Ihre eigene Arbeitsgruppe beispielsweise beschäftigt sich mit der Nutzung von optischen nichtlinearen Effekten, um damit neue Funktionen in der optischen Informationsverarbeitung zu realisieren. Wie in diesem Fall tragen in vielen Gebieten grundlegende Effekte der nichtlinearen Systeme zu neuen Anwendungskonzepten bei.

Sechs große Forschungsgebiete werden in den ersten Jahren im Zentrum den Schwerpunkt bilden. Das sind erstens komplexe künstliche und natürliche Netzwerke, zweitens stark nichtlineare Phänomene wie Turbulenzen, die so verschiedene Bereiche wie Wetterphänomene oder Fließprozesse von Medikamenten im Blut beeinflussen und drittens nanoskalige Systeme, mit den beispielsweise die Glätte von Oberflächen optimiert werden kann.

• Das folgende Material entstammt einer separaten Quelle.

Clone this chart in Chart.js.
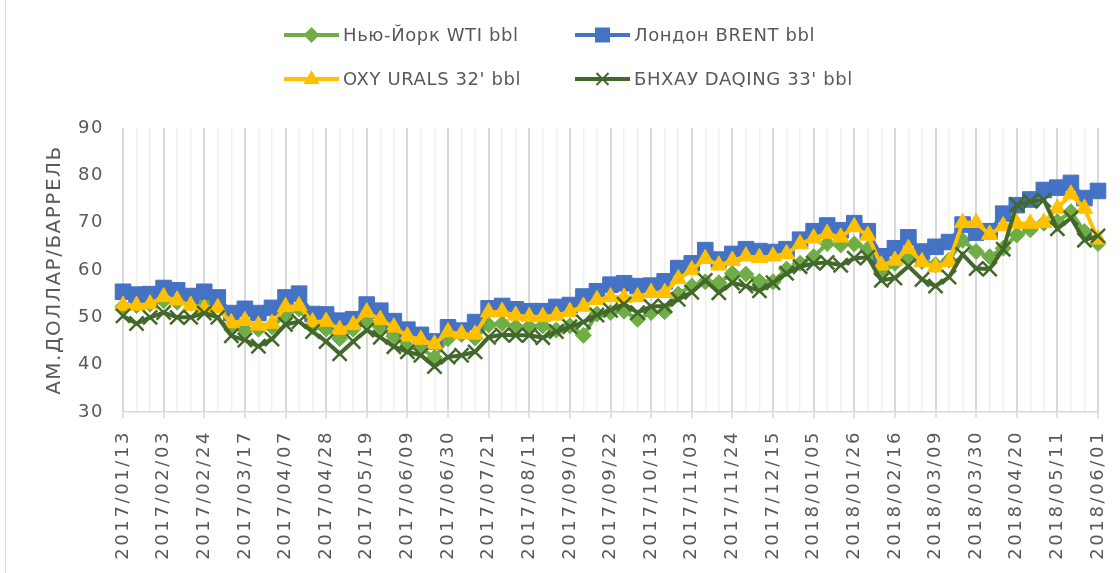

Viertens kümmert sich das Zentrum um Solitonenwellen, das heißt um gerichtete Wellen, wie sie durch die dramatische Wirkung von Tsunamis zu trauriger Berühmtheit gekommen sind. Im positiven Sinne sind dies jedoch besondere Wellen, die nicht zerfließen, sondern auf ein bestimmtes Ziel gerichtet sind. Wichtig sein könnten sie insbesondere in der Informationsverarbeitung. Die Analyse der Systeme mit neu entwickelten Methoden aus dem Bereich Nonlinear Science und der Transfer in die Wirtschaft ergänzen das Programm des Zentrums.

Auch in der Lehre will sich das Zentrum verstärkt engagieren. Neben interdisziplinären Doktorarbeiten könnten auch besondere Studiengänge zu nichtlinearen Systemen eingerichtet werden. Doch noch fehlt es an der Finanzierung über 2006 hinaus, da in diesem ersten Zentrum neuer Art, wie sie das Rektorat in Zukunft einrichten möchte, der Modus der Beteiligung durch die Fachbereiche noch unklar ist. "Ich hoffe aber, dass sich das in der nächsten Zeit zur Zufriedenheit aller Beteiligten regeln wird. Es muss jedoch klar sein, dass ein solches Zentrum mit seinem hochgradig interdisziplinären Themengebiet nur als eine zentrale Einrichtung der Universität unabhängig von den Fachbereichen und deren Finanzen erfolgreich arbeiten und dadurch entscheidend zur Profilbildung beitragen kann", so Denz. Und eines Tages, so hofft sie, sollen aus CeNoS heraus auch Sonderforschungsbereiche, Graduiertenkollegs und andere Großprojekte entstehen.